Das israelische Militär will unterdessen mit Luftangriffen im Gazastreifen den Raketenangriffen auf Südisrael ein Ende setzen. Über Nacht griff die israelische Luftwaffe mindestens 34 Ziele im Gazastreifen an. "Wie es weitergeht, ob Eskalation oder Ruhe, liegt an der Hamas", sagt der israelische Major Arye Shalicar, ein Sprecher der israelischen Armee. Im Westjordanland wird unterdessen die umfassende Suche nach den Tätern fortgesetzt. Laut Shalicar habe die Armee in den letzten drei Wochen 2000 Häuser durchsucht und 400 Palästinenser festgenommen.

Israelische Einheit

Was aus israelischer Perspektive eine gerechtfertigte Suchaktion darstellt, wird für die palästinensische Bevölkerung zu einem kritischen Dauerzustand. Dabei stoßen die nächtlichen Invasionen des israelischen Militärs in den Flüchtlingslagern auf Widerstand. Bei einer Operation in der Stadt Jenin töteten israelische Einheiten etwa einen 18-jährigen Palästinenser. Einige fordern bereits eine Rückkehr zur israelischen Praxis "gezielter Tötungen", mit der lange Zeit Funktionäre feindlicher Bewegungen wie der Hamas eliminiert wurden. Die Rückkehr zu einer anderen Taktik ist bereits passiert: In Hebron hat man die Häuser zweier verdächtigter Hamas-Funktionäre, die seit der Entführung unauffindbar sind, als präventive Strafe die Luft gesprengt. Weil die palästinensischen Sicherheitskräfte mit Israels Militär kooperieren, wird Palästinenser Präsident Mahmud Abbas für mehr und mehr Palästinenser zum "Verräter". Von der erst kürzlich gepriesenen palästinensischen Einheitsregierung ist keine Spur. "Teile und herrsche", beschreiben dieser Tage viele Palästinenser das Prinzip hinter Israels Politik in den Palästinensergebieten.
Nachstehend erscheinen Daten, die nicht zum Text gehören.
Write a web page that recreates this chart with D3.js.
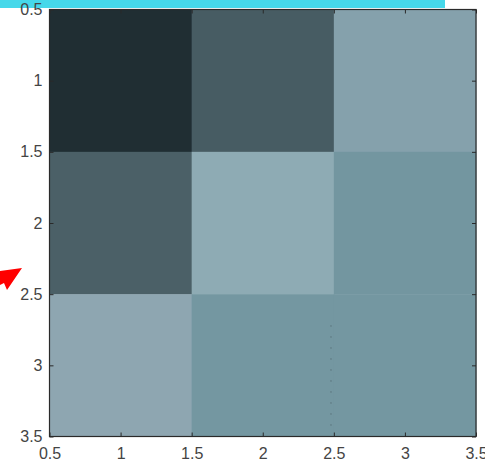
<!DOCTYPE html>
<html><head><meta charset="utf-8">
<script src="https://cdn.jsdelivr.net/npm/d3@7"></script>
<style>body{margin:0;background:#fff}svg{display:block}</style>
</head><body>
<script>
const rows = [1, 2, 3];
const cols = [1, 2, 3];
const values = [
  [0.00, 0.28, 0.90],
  [0.31, 1.00, 0.79],
  [0.95, 0.80, 0.80]
];
const tickVals = [0.5, 1, 1.5, 2, 2.5, 3, 3.5];
const tickLabels = ["0.5", "1", "1.5", "2", "2.5", "3", "3.5"];

const W = 485, H = 464;
const L = 49.5, R = 476, T = 9.5, B = 436.5;
const svg = d3.select("body").append("svg").attr("width", W).attr("height", H);

const x = d3.scaleLinear().domain([0.5, 3.5]).range([L, R]);
const y = d3.scaleLinear().domain([0.5, 3.5]).range([T, B]);
const color = d3.scaleLinear().domain([0, 0.3, 0.8, 0.95, 1])
  .range(["#202e33", "#4a5f66", "#7497a1", "#8ea6b1", "#8eabb4"]);

// cyan bar at top
svg.append("rect").attr("x", 0).attr("y", 0).attr("width", 445).attr("height", 8).attr("fill", "#46d8ea");

const cells = [];
rows.forEach((r, i) => cols.forEach((c, j) => cells.push({r, c, v: values[i][j]})));
svg.append("g").selectAll("rect").data(cells).join("rect")
  .attr("x", d => x(d.c - 0.5)).attr("y", d => y(d.r - 0.5))
  .attr("width", d => x(d.c + 0.5) - x(d.c - 0.5) + 0.5)
  .attr("height", d => y(d.r + 0.5) - y(d.r - 0.5) + 0.5)
  .attr("fill", d => color(d.v));

// faint dotted artifact
svg.append("line").attr("x1", x(2.48)).attr("x2", x(2.48)).attr("y1", y(2.72)).attr("y2", y(3.45))
  .attr("stroke", "#4a5f66").attr("stroke-width", 1).attr("stroke-dasharray", "1,10");

const fmt = (d) => tickLabels[tickVals.indexOf(d)];
const axB = d3.axisBottom(x).tickValues(tickVals).tickFormat(fmt).tickSizeInner(-4).tickSizeOuter(0).tickPadding(11);
const axT = d3.axisTop(x).tickValues(tickVals).tickFormat("").tickSizeInner(-4).tickSizeOuter(0);
const axL = d3.axisLeft(y).tickValues(tickVals).tickFormat(fmt).tickSizeInner(-4).tickSizeOuter(0).tickPadding(7);
const axR = d3.axisRight(y).tickValues(tickVals).tickFormat("").tickSizeInner(-4).tickSizeOuter(0);

function style(g) {
  g.select(".domain").remove();
  g.selectAll(".tick line").attr("stroke", "#2a2a2a");
  g.selectAll("text").attr("fill", "#444").style("font-family", "'Liberation Sans', Arial, sans-serif").style("font-size", "16px");
}
svg.append("g").attr("transform", `translate(0,${B})`).call(axB).call(style);
svg.append("g").attr("transform", `translate(0,${T})`).call(axT).call(style);
svg.append("g").attr("transform", `translate(${L},0)`).call(axL).call(style);
svg.append("g").attr("transform", `translate(${R},0)`).call(axR).call(style);

svg.append("rect").attr("x", L).attr("y", T).attr("width", R - L).attr("height", B - T)
  .attr("fill", "none").attr("stroke", "#2a2a2a").attr("stroke-width", 1.2);

// red arrow marker at left
svg.append("polygon").attr("points", "0,271 22,268 7,290 4,283 0,285").attr("fill", "#ff0000");
</script>
</body></html>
Dafür schweißen Trauer und Zorn die israelische Nation enger zusammen. Gehüllt in eine israelische Flagge wurde der Leichnam des 16-jährigen Gilad Shaar am Dienstagabend zur Abschiedszeremonie in der Siedlung Talmon getragen. "Wir begraben heute keinen Siedler, das ist nicht nur ein Verlust für einen Sektor, sondern für uns alle", sagte dort Finanzminister Yair Lapid. Der Tod der drei Jungen scheint Israel nicht nur über die politischen Gräben, sondern auch über die Siedlungsfrage hinweg zu einen. Das auch, weil die drei als "nicht-radikale junge Israelis wahrgenommen werden, die im Siedlungsgebiet eine moderate Religionsschule besuchten und wie viele andere dort autostoppten", sagt Dahlia Scheindlin, eine Expertin für politische Meinungsforschung. "Die Gefühle von Israelis gegenüber Durchschnittssiedlern werden somit aufgewärmt."